En las últimas horas, la sentencia dictada por el Tribunal Supremo a cuenta de los sucesos del 1 de octubre de 2017 ha levantado una tremenda polvareda. Nadie parece satisfecho. Como era de esperar, ha exaltado a los independentistas, que han encontrado en ello la excusa para protagonizar unos lamentables disturbios. Para muchos otros, la condena ha resultado demasiado tibia. Entre otras cosas, se ha desoído la petición de la Fiscalía relativa a que los líderes del ‘procés’ deban cumplir la mitad de la pena para disfrutar de los beneficios penitenciarios.
En efecto, dentro tres meses, estarán en la calle, dado que su encarcelamiento está controlado por la Generalitat. El precedente de Oriol Pujol así lo indica. Se le impuso una sentencia firme de dos años y medio de prisión por cobrar comisiones en un concurso de estaciones de ITV. En menos de dos meses, es decir, sin haber cumplido la cuarta parte de la condena, ya se hallaba en un régimen de semilibertad, lo que introduce la duda de si los españoles somos iguales ante la ley. Los violentos no temerán continuar con sus acciones, ya que la pena efectiva, en caso de que les detengan, resulta ridícula. Esto propicia que la crispación persista, y que la libertad esté constreñida para los catalanes que también se consideren españoles.
Pese a la gravedad de delitos como la sedición, sorprende la escasa importancia que se ha concedido al de malversación de dinero público. Parece una falta menor que estos políticos ordenasen el pago de gastos del ‘procés’ desde las partidas presupuestarias de las que eran responsables. De acuerdo con la sentencia, cometieron la deslealtad de poner a sus respectivos Departamentos al servicio de una estrategia incontrolada de gasto público. Lamentablemente, estos altos cargos no van a devolver de su bolsillo los tres millones de euros que, se estima, malversaron en el referéndum ilegal. Como mucho, pasarán algún mes más en la cárcel, con lo que el desfalco les saldrá barato. Inflija usted un robo similar a otro particular y permanecerá años entre rejas.
Cuando la pasión secesionista se apodera de la razón, se contagia un sentimiento colectivo entre sus partidarios que se erige como prioridad indiscutible. Esto lleva a descuidar lo relevante en el largo plazo. En el momento en el que los políticos se dedican casi en exclusividad a conseguir la independencia, los servicios esenciales se deterioran, porque les preocupan menos. Así, el daño más grave que causa el nacionalismo radical a los catalanes es el hundimiento de su economía. Algo que los futuros damnificados debieran tener en cuenta ahora, dado que, cuando la situación empeore, exigirá mayores sacrificios.

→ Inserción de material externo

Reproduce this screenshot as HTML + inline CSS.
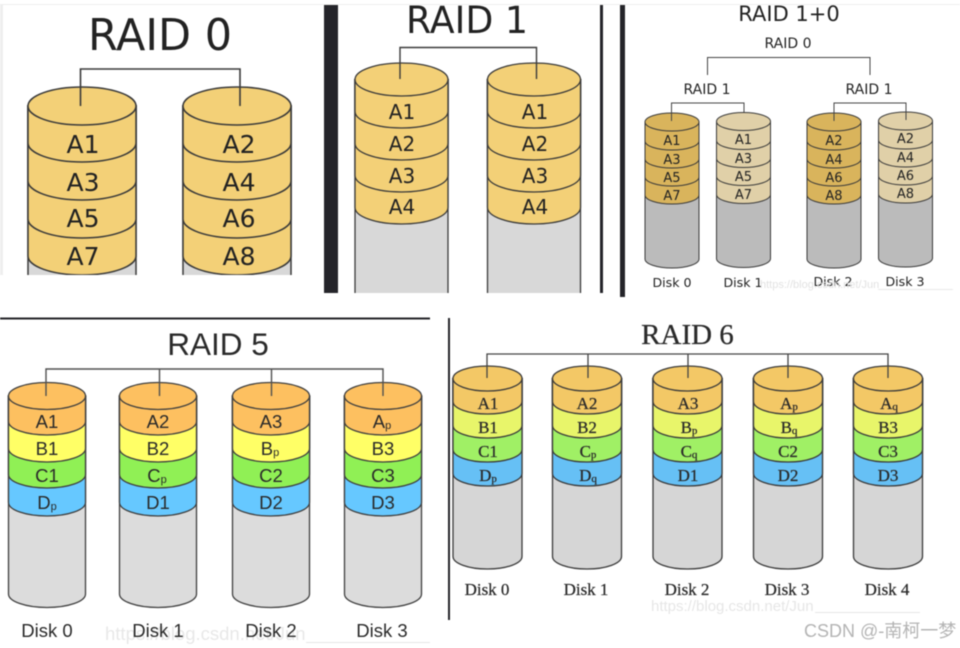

Tampoco les convendría olvidar que la factura del secesionismo no la van a abonar los políticos, sino ellos, los ciudadanos. La salida de 5.400 empresas de Cataluña tendría que haberles alertado, pero el frenesí independentista se trata de una droga que impide ver lo irreversible del deterioro. Por ejemplo, no se calibra la pérdida de imagen que sufren las marcas y productos catalanes ante aquellos consumidores contrarios a la ruptura de España. Otro posible efecto es que buena parte del capital humano más valioso mueve el radar para buscar oportunidades fuera, conscientes de que el separatismo catalán constituye un problema que va a pasar de crítico a crónico.
Civismo publicó el 15 de marzo de 2018 un estudio que cuantifica el coste del proceso soberanista catalán. Calculó un impacto, solo en 2017, de 827,9 millones de euros. Si se suman sus efectos desde 2004 (fecha en que este movimiento comenzó a tomar fuerza), las pérdidas ascenderían a 18.535 millones de euros. Otro dato pavoroso: en los últimos tres años, la inversión que ha ido a Cataluña desde otros lugares se ha reducido un 64%. Motivos más que suficientes para que, de una vez por todas, los partidos constitucionalistas sean responsables y se pongan de acuerdo en la tarea de detener las sangrías nacionalistas.